OBJECTIVE
Repeat exactly the lines running from the first line of the data to the line containing "import plotly.graph_objects as go", both ends included, and nothing else; drop the pictures.

MATERIAL
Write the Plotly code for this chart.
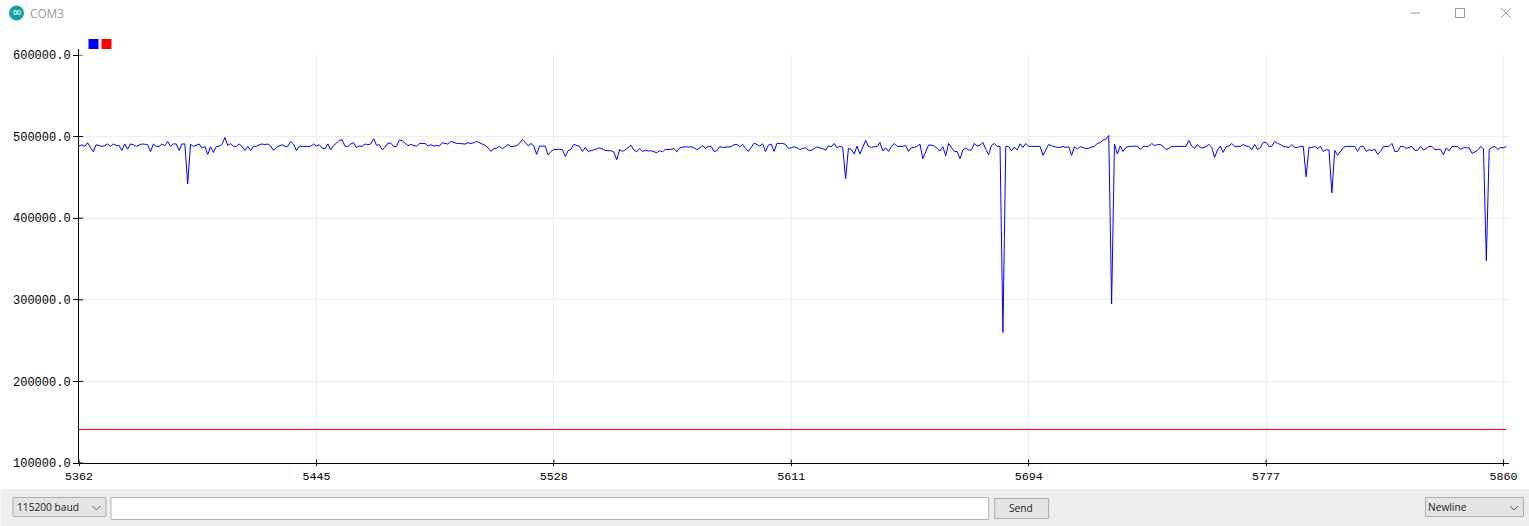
import plotly.graph_objects as go

x_start = 5362
blue_k = [
488.6,489.8,488,492.6,486.5,481.6,490,489,488,489,491,488,491,489,489,483,491,484.5,491,490,
488,489.5,491,490.6,490,481.6,491,488,488,491,488.6,494,488,491,491,483,491,491,442,490.5,
488,489.5,491,486,488,478,487.5,480.5,488,488,490.5,499,489,491.5,488,488,491,488,483,488,
483,488,488,490,491,490,491,488.5,483,487,489,490,488,488,494,491,483,488,488,488,
488,488,491,488.5,490,486,485,491,484,489,492,495.5,496,488,488,491,492.6,486.5,488.5,488,
491,490,491,497.5,489.5,490,484,487,492,492,488,488,495.9,494.9,492,488.8,490.4,489.6,488,491.6,
491.6,491.6,488.4,490,488.4,489.2,488.4,492.5,491.6,490.8,494.1,492.5,491.6,491.6,490.8,490.8,492.5,491.6,492.5,494.1,
492.5,490.8,489.2,486.3,481.8,485.1,485.9,488,485.1,487.6,490.4,487.6,488,488.8,491.6,496.5,492.9,488.8,491.6,488.4,
478.2,488.4,488.4,488.4,477.4,481.8,484.3,484.7,484.3,483.9,475.7,482.7,484.7,490.4,488.8,488,481.8,486.7,481.8,482.7,
483.5,484.7,486.3,484.3,483.1,482.7,482.7,481,471.6,484.3,481.8,483.9,486.3,489.2,483.5,481.4,485.5,481.8,483.1,482.3,
482.7,481.4,480.2,482.7,481.4,484.3,484.3,484.3,485.5,481.4,486.3,487.1,487.6,487.1,487.6,486.3,483.9,486.3,489.2,485.5,
488,488,481.8,482.7,487.6,486.7,486.7,487.1,487.6,490,490.4,487.6,490.4,485.5,481.8,486.7,492,490.4,488.4,491.2,
481.8,489.6,490.8,481.8,491.6,491.6,491.6,490.4,485.5,486.3,487.6,486.3,484.3,485.5,486.3,483.1,483.1,485.1,487.6,485.9,
485.5,483.1,488.8,487.6,491.6,486.3,488.4,486.7,448.4,485.5,484.3,478.6,488.4,478.6,487.6,495.3,488,486.7,487.6,487.6,
492.9,482.3,486.3,481.8,487.6,491.6,488,488,488,489.2,481.8,486.7,486.7,488,490.8,472.9,481.8,489.6,489.6,488.4,
485.5,482.3,487.6,476.5,491.6,486.7,481.8,481.8,472.9,483.5,485.9,483.5,483.5,491.6,488.4,489.6,492.9,484.3,477.8,489.2,
491.6,488,488,260,488,488,482.7,487.1,483.5,491.2,486.7,491.6,488,488,488,488,488,477,483.5,490.4,
488.8,487.6,486.7,486.7,488,486.7,487.6,477,487.6,484.7,487.6,486.7,485.1,485.9,487.1,488,491.6,492.5,495.7,496.9,
501.4,295,490.8,478.6,488.4,481.8,486.7,488,488,488.4,488.4,484.3,488,488,488,491.6,489.2,490,490.4,488,
484.3,485.5,488,488,488,488,488,488,495.3,488.4,485.5,490.4,486.3,486.3,487.6,490.4,486.7,474.5,483.5,488.4,
480.6,487.6,488.4,491.6,488,488,488,490.4,488.4,488,483.9,490.4,484.3,486.3,492.9,492.9,488,488,494.1,491.6,
490.4,488,487.6,486.7,490.4,486.7,486.7,488,488,450.8,486.7,486.7,488,485.5,488,481.8,483.9,483.5,431,483.1,
477,481.8,486.7,488,487.6,488,488,481.8,488,488,481.8,483.9,482.7,484.7,478.2,481.8,487.6,488,488,491.6,
481.8,481.8,488,488,485.5,486.7,488,483.1,483.1,488,483.5,485.5,488,488,483.9,484.3,484.3,477.8,485.9,482.7,
488,488,488,484.3,486.3,486.3,486.3,479.4,481.8,483.1,488,485.1,348,484.3,486.7,488,484.3,486.7,486.3,488,
]
red_level = 141000
x_ticks = [5362, 5445, 5528, 5611, 5694, 5777, 5860]
y_ticks = [100000, 200000, 300000, 400000, 500000, 600000]
y_labels = ["100000.0", "200000.0", "300000.0", "400000.0", "500000.0", "600000.0"]

W, H = 1529, 526
L, R, T, B = 78.5, 1509, 55, 463
xs = [x_start + i for i in range(len(blue_k))]
blue = [v * 1000 for v in blue_k]
red = [red_level for _ in blue_k]
x_max = x_start + (R - L) / (1425 / 498)

def px(x): return (x - L) / (R - L)
def py(y): return (B - y) / (B - T)

shapes = []
def rect(x0, y0, x1, y1, fill, line=None, layer="above"):
    shapes.append(dict(type="rect", xref="paper", yref="paper", x0=px(x0), x1=px(x1), y0=py(y0), y1=py(y1),
                       fillcolor=fill, line=dict(color=line or fill, width=1 if line else 0), layer=layer))
def seg(x0, y0, x1, y1, color="#999999", width=1):
    shapes.append(dict(type="line", xref="paper", yref="paper", x0=px(x0), x1=px(x1), y0=py(y0), y1=py(y1),
                       line=dict(color=color, width=width), layer="above"))

# tick marks crossing the axes, taken from the tick lists
for t in x_ticks:
    shapes.append(dict(type="line", xref="x", yref="paper", x0=t, x1=t, y0=py(463), y1=py(459.5),
                       line=dict(color="black", width=1), layer="above"))
for t in y_ticks:
    shapes.append(dict(type="line", xref="paper", yref="y", x0=0, x1=px(82.5), y0=t, y1=t,
                       line=dict(color="black", width=1), layer="above"))
seg(L - 0.5, 49, L - 0.5, T, "black", 1)

# legend squares
rect(88, 39, 98, 49, "#0000ff")
rect(101, 39, 111, 49, "#ff0000")

# title bar
shapes.append(dict(type="circle", xref="paper", yref="paper", x0=px(8.5), x1=px(23.5), y0=py(5.5), y1=py(20.5),
                   fillcolor="#17a1a5", line=dict(width=0), layer="above"))
seg(1410, 13, 1420, 13)
rect(1455.5, 8.5, 1464.5, 17.5, "rgba(0,0,0,0)", "#999999")
seg(1501, 8, 1511, 18)
seg(1501, 18, 1511, 8)

# bottom strip
rect(0, 489, W, H, "#eeeeee", layer="below")
rect(12.5, 497.5, 105.5, 516.5, "#e4e4e4", "#adadad")
rect(110.5, 497.5, 988.5, 519.5, "#ffffff", "#b4b4b4")
rect(994.5, 498.5, 1048.5, 518.5, "#e4e4e4", "#adadad")
rect(1425.5, 497.5, 1523.5, 516.5, "#e4e4e4", "#adadad")
for cx in (96, 1514):
    seg(cx - 4, 506, cx, 510, "#555555")
    seg(cx, 510, cx + 4, 506, "#555555")

def text(x, y, s, size=12, color="#222222", anchor="left", family="Open Sans"):
    return dict(text=s, xref="paper", yref="paper", x=px(x), y=py(y), showarrow=False, xanchor=anchor,
                yanchor="middle", font=dict(family=family, size=size, color=color))

annotations = [
    text(16, 12.5, "∞", 12, "#ffffff", "center", "DejaVu Sans"),
    text(27, 13, "COM3", 11.8, "#999999"),
    text(14, 507, "115200 baud", 10.2),
    text(1020.5, 508, "Send", 10.2, anchor="center"),
    text(1426, 507, "Newline", 10.2),
]

fig = go.Figure()
fig.add_trace(go.Scatter(x=xs, y=red, mode="lines", line=dict(color="#ff0000", width=1), hoverinfo="skip"))
fig.add_trace(go.Scatter(x=xs, y=blue, mode="lines", line=dict(color="#0000ff", width=1), hoverinfo="skip"))
tick_font = dict(family="Liberation Mono", size=12, color="black")
x_tick_font = dict(family="Liberation Mono", size=11.7, color="black")
fig.update_layout(
    width=W, height=H, autosize=False, showlegend=False,
    margin=dict(l=L, r=W - R, t=T, b=H - B, pad=0),
    paper_bgcolor="white", plot_bgcolor="white",
    shapes=shapes, annotations=annotations,
    xaxis=dict(range=[x_start, x_max], tickmode="array", tickvals=x_ticks, ticktext=[str(t) for t in x_ticks],
               showgrid=True, gridcolor="#eeeeee", gridwidth=1, zeroline=False,
               showline=True, linecolor="black", linewidth=1, ticks="outside", ticklen=2, tickcolor="black",
               tickfont=x_tick_font),
    yaxis=dict(range=[100000, 600000], tickmode="array", tickvals=y_ticks, ticktext=y_labels,
               showgrid=True, gridcolor="#eeeeee", gridwidth=1, zeroline=False,
               showline=True, linecolor="black", linewidth=1, ticks="outside", ticklen=5, tickcolor="black",
               tickfont=tick_font),
)
fig.write_html("out.html", config=dict(displayModeBar=False),
               post_script="document.body.style.margin='0';")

RESPONSE TO THE TASK
Write the Plotly code for this chart.
import plotly.graph_objects as go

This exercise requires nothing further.